Saat suhu bumi semakin panas, produksi beras dalam masalah yang mengancam pangan dan penghidupan miliaran orang. Kadang-kadang curah hujan tidak cukup, saat bibit membutuhkan air, atau air melimpah sehingga tanaman terendam banjir. Begitu pula saat laut mengganggu, garam merusak tanaman. Saat suhu malam menjadi hangat, hasil panen pun turun. Ancaman itu memaksa dunia menemukan cara baru untuk menanam salah satu komoditas utama. Petani padi menggeser kalender tanam mereka. Para perekayasa tanaman sedang berupaya mengembangkan varietas super yang kuat agar bertahan pada suhu tinggi atau tanah dengan kadar garam yang tinggi. Krisis iklim sangat menyusahkan bagi petani kecil dengan sedikit lahan, seperti halnya ratusan juta petani di Asia.

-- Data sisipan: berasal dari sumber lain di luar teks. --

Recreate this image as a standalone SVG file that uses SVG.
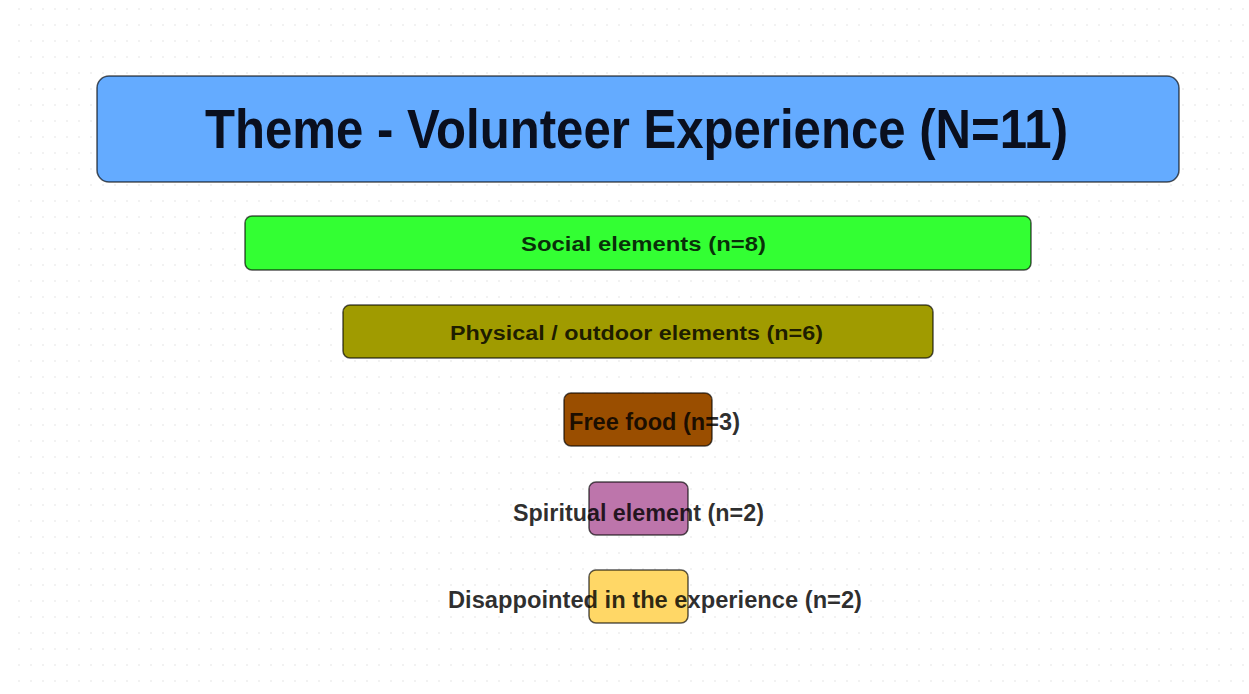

Di seluruh dunia, produksi beras diproyeksikan menyusut pada 2023, sebagian besar karena cuaca ekstrem. Di Tiongkok, sebuah penelitian menemukan bahwa curah hujan yang ekstrem telah mengurangi hasil panen padi selama 20 tahun terakhir. India juga membatasi ekspor beras karena khawatir produksi mereka tidak akan cukup untuk memberi makan rakyatnya sendiri. Di Pakistan, panas dan banjir menghancurkan panen, sementara di California, AS, kekeringan panjang menyebabkan banyak petani mengosongkan ladang mereka. Vietnam saat ini sedang mempersiapkan untuk menghentikan produksi hampir 101.171 hektare lahan di Delta Mekong, sentra beras negara itu. Perubahan iklim sebagian penyebabnya, tapi juga bendungan di hulu Sungai Mekong yang menyumbat aliran air bersih.